For Dupras, there was one puzzle yet to be solved as Laura’s wedding day grew closer.
“I felt so lucky that Carylyn accepted me the way she did.
I am so grateful for all she’s done for Laura and I didn’t want to take anything away from her. She is rightfully the mother of the bride,” Dupras said.
Her solution was to become a justice of the peace, so that she could perform the ceremony. Nobody could have scripted a happier, more perfect ending, said Laura.
“My whole life I knew I’d find my birth mother. I always knew somehow that we’d all be together, and it would be wonderful. I just can’t believe it’s really happened,” said Laura, who had wisely tucked a box of tissues next to her on the bed.
Tear prevention was futile.
“It’s just too perfect. Michele gave me away once; now she’s giving me away again,” said Laura, dabbing at the corners of her eyes.
“These are happy tears.”
Dupras said she always knew that adoption was the right choice.
“I assure you that Laura would have had a wonderful life if I’d kept her, but only because my parents would have made it that way. No 16-yearold is ready to raise a child, period,” Dupras said.
It’s unfortunate that so many girls believe abortion is the “easy” way out, she said.
“With all these shows on television about teen moms, you see these girls with a warped sense of reality. They think if they keep their baby they will be able to hang onto the baby’s father forever, or that giving up their child for adoption means they’re giving a child away. What they don’t realize is there are so many wonderful couples out there who can’t have children of their own,” Dupras said.
McEntee said she, too, always knew that this was meant to be.

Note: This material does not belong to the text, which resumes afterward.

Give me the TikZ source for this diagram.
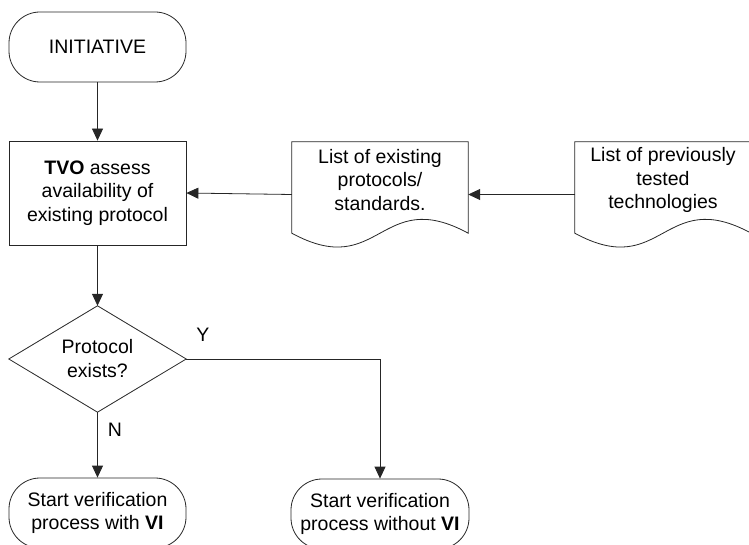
\documentclass[tikz,border=0pt]{standalone}
\usepackage{fontspec}
\setmainfont{Liberation Sans}
\usetikzlibrary{arrows.meta,calc}

\tikzset{
  base/.style={font=\fontsize{19.5}{23.5}\selectfont, align=center, inner sep=0pt},
  line/.style={draw=black!85, line width=0.8pt},
  flow/.style={line, -{Triangle[length=12pt,width=11pt]}},
  terminal/.style={base, line, rectangle, rounded corners=31pt, minimum height=70pt},
  process/.style={base, line, rectangle, minimum width=177pt, minimum height=104pt},
  frame/.style={base, rectangle},
  txt/.style={base},
}

% document symbol with a wavy lower edge, drawn around a frame node
\newcommand{\docpath}[1]{%
  \draw[line] ($(#1.south west)+(0,-14)$) -- (#1.north west) -- (#1.north east)
    -- ($(#1.south east)+(0,-14)$)
    .. controls ($(#1.south)+(0,-62)$) and ($(#1.south)+(0,34)$)
    .. ($(#1.south west)+(0,-14)$) -- cycle;}

\begin{document}
\begin{tikzpicture}[x=1pt,y=-1pt]
  \useasboundingbox (0,0) rectangle (749,545);

  % start
  \node[terminal, minimum width=177pt] (init) at (97.5,47) {INITIATIVE};

  % assessment step
  \node[process] (assess) at (97.5,193)
    {\textbf{TVO} assess\\availability of\\existing protocol};

  % input documents
  \node[frame, minimum width=176pt, minimum height=105pt] (doc1) at (380,194.5) {};
  \docpath{doc1}
  \node[txt] (doc1text) at (380,180) {List of existing\\protocols/\\standards.};

  \node[frame, minimum width=176pt, minimum height=105pt] (doc2) at (663,194.5) {};
  \docpath{doc2}
  \node[txt] (doc2text) at (663,180) {List of previously\\tested\\technologies};

  % decision
  \node[frame, minimum width=177pt, minimum height=106pt] (dec) at (97.5,359) {};
  \draw[line] (dec.north) -- (dec.east) -- (dec.south) -- (dec.west) -- cycle;
  \node[txt] (dectext) at (97.5,358.5) {Protocol\\exists?};

  % outcomes
  \node[terminal, minimum width=177pt] (withvi) at (97.5,513)
    {Start verification\\process with \textbf{VI}};
  \node[terminal, minimum width=178pt] (withoutvi) at (380,514)
    {Start verification\\process without \textbf{VI}};

  % connectors
  \draw[flow] (init.south) -- (assess.north);
  \draw[flow] (doc1.west) -- (assess.east);
  \draw[flow] (doc2.west) -- (doc1.east);
  \draw[flow] (assess.south) -- (dec.north);
  \draw[flow] (dec.south) -- (withvi.north);
  \draw[flow] (dec.east) -| (withoutvi.north);

  % branch labels
  \node[txt] (ylabel) at (203,335) {Y};
  \node[txt] (nlabel) at (115,430) {N};
\end{tikzpicture}
\end{document}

“We told Laura the truth from the time she was little, and she’d often say, ‘Tell me the story, Mommy.’ And so I would tell her that, once upon a time, she had another mommy who cared for her very much, but who let us take her for a time, and love her, and raise her, and that someday we’d all get back together. And maybe that’s part of it,” McEntee said. “Maybe that’s why Laura always knew, in her heart, that her life would have this fairytale ending.”